TASK BRIEF — Quote the listing below in full and exactly as written, but omit every picture.

GIVEN MATERIAL —
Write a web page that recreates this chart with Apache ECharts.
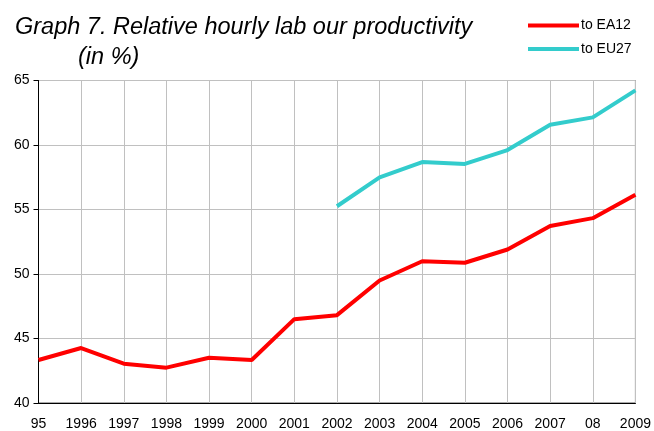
<!DOCTYPE html>
<html>
<head>
<meta charset="utf-8">
<script src="https://cdn.jsdelivr.net/npm/echarts@6/dist/echarts.min.js"></script>
<style>html,body{margin:0;padding:0;background:#fff}#c{width:654px;height:431px}</style>
</head>
<body>
<div id="c"></div>
<script>
const categories = ['95','1996','1997','1998','1999','2000','2001','2002','2003','2004','2005','2006','2007','08','2009'];
const ea12 = [43.33, 44.26, 43.05, 42.74, 43.51, 43.33, 46.5, 46.81, 49.5, 50.99, 50.87, 51.9, 53.72, 54.33, 56.15];
const eu27 = [null, null, null, null, null, null, null, 55.25, 57.49, 58.68, 58.53, 59.61, 61.57, 62.14, 64.23];
const yTicks = {min: 40, max: 65, interval: 5};

const chart = echarts.init(document.getElementById('c'), null, {renderer: 'canvas'});
const font = 'Liberation Sans';
chart.setOption({
  animation: false,
  backgroundColor: '#fff',
  title: [
    {text: 'Graph 7. Relative hourly lab our productivity', left: 10, top: 11,
     textStyle: {fontFamily: font, fontStyle: 'italic', fontWeight: 'normal', fontSize: 23.5, color: '#000'}},
    {text: '(in %)', left: 73, top: 41,
     textStyle: {fontFamily: font, fontStyle: 'italic', fontWeight: 'normal', fontSize: 23.5, color: '#000'}}
  ],
  legend: {
    orient: 'vertical', left: 523, top: 13.5, itemGap: 9.5,
    itemWidth: 51, itemHeight: 4, icon: 'rect',
    textStyle: {fontFamily: font, fontSize: 14, color: '#000', padding: [0,0,0,-3]},
    data: ['to EA12', 'to EU27']
  },
  grid: {left: 38.5, right: 16.5, top: 80.5, bottom: 27.5, show: true, borderColor: '#555', borderWidth: 1},
  xAxis: {
    type: 'category', data: categories, boundaryGap: false,
    axisLine: {lineStyle: {color: '#000', width: 1}},
    axisTick: {show: false},
    axisLabel: {fontFamily: font, fontSize: 14, color: '#000', margin: 14},
    splitLine: {show: true, lineStyle: {color: '#c0c0c0', width: 1}}
  },
  yAxis: {
    type: 'value', min: yTicks.min, max: yTicks.max, interval: yTicks.interval,
    axisLine: {show: true, lineStyle: {color: '#000', width: 1}},
    axisTick: {show: true, length: 5, lineStyle: {color: '#000'}},
    axisLabel: {fontFamily: font, fontSize: 14, color: '#000', margin: 9},
    splitLine: {show: true, lineStyle: {color: '#c0c0c0', width: 1}}
  },
  series: [
    {name: 'to EA12', type: 'line', data: ea12, symbol: 'none', color: '#ff0000', lineStyle: {width: 4, color: '#ff0000'}},
    {name: 'to EU27', type: 'line', data: eu27, symbol: 'none', color: '#33cccc', lineStyle: {width: 4, color: '#33cccc'}}
  ]
});
</script>
</body>
</html>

REPLY —
Write a web page that recreates this chart with Apache ECharts.
<!DOCTYPE html>
<html>
<head>
<meta charset="utf-8">
<script src="https://cdn.jsdelivr.net/npm/echarts@6/dist/echarts.min.js"></script>
<style>html,body{margin:0;padding:0;background:#fff}#c{width:654px;height:431px}</style>
</head>
<body>
<div id="c"></div>
<script>
const categories = ['95','1996','1997','1998','1999','2000','2001','2002','2003','2004','2005','2006','2007','08','2009'];
const ea12 = [43.33, 44.26, 43.05, 42.74, 43.51, 43.33, 46.5, 46.81, 49.5, 50.99, 50.87, 51.9, 53.72, 54.33, 56.15];
const eu27 = [null, null, null, null, null, null, null, 55.25, 57.49, 58.68, 58.53, 59.61, 61.57, 62.14, 64.23];
const yTicks = {min: 40, max: 65, interval: 5};

const chart = echarts.init(document.getElementById('c'), null, {renderer: 'canvas'});
const font = 'Liberation Sans';
chart.setOption({
  animation: false,
  backgroundColor: '#fff',
  title: [
    {text: 'Graph 7. Relative hourly lab our productivity', left: 10, top: 11,
     textStyle: {fontFamily: font, fontStyle: 'italic', fontWeight: 'normal', fontSize: 23.5, color: '#000'}},
    {text: '(in %)', left: 73, top: 41,
     textStyle: {fontFamily: font, fontStyle: 'italic', fontWeight: 'normal', fontSize: 23.5, color: '#000'}}
  ],
  legend: {
    orient: 'vertical', left: 523, top: 13.5, itemGap: 9.5,
    itemWidth: 51, itemHeight: 4, icon: 'rect',
    textStyle: {fontFamily: font, fontSize: 14, color: '#000', padding: [0,0,0,-3]},
    data: ['to EA12', 'to EU27']
  },
  grid: {left: 38.5, right: 16.5, top: 80.5, bottom: 27.5, show: true, borderColor: '#555', borderWidth: 1},
  xAxis: {
    type: 'category', data: categories, boundaryGap: false,
    axisLine: {lineStyle: {color: '#000', width: 1}},
    axisTick: {show: false},
    axisLabel: {fontFamily: font, fontSize: 14, color: '#000', margin: 14},
    splitLine: {show: true, lineStyle: {color: '#c0c0c0', width: 1}}
  },
  yAxis: {
    type: 'value', min: yTicks.min, max: yTicks.max, interval: yTicks.interval,
    axisLine: {show: true, lineStyle: {color: '#000', width: 1}},
    axisTick: {show: true, length: 5, lineStyle: {color: '#000'}},
    axisLabel: {fontFamily: font, fontSize: 14, color: '#000', margin: 9},
    splitLine: {show: true, lineStyle: {color: '#c0c0c0', width: 1}}
  },
  series: [
    {name: 'to EA12', type: 'line', data: ea12, symbol: 'none', color: '#ff0000', lineStyle: {width: 4, color: '#ff0000'}},
    {name: 'to EU27', type: 'line', data: eu27, symbol: 'none', color: '#33cccc', lineStyle: {width: 4, color: '#33cccc'}}
  ]
});
</script>
</body>
</html>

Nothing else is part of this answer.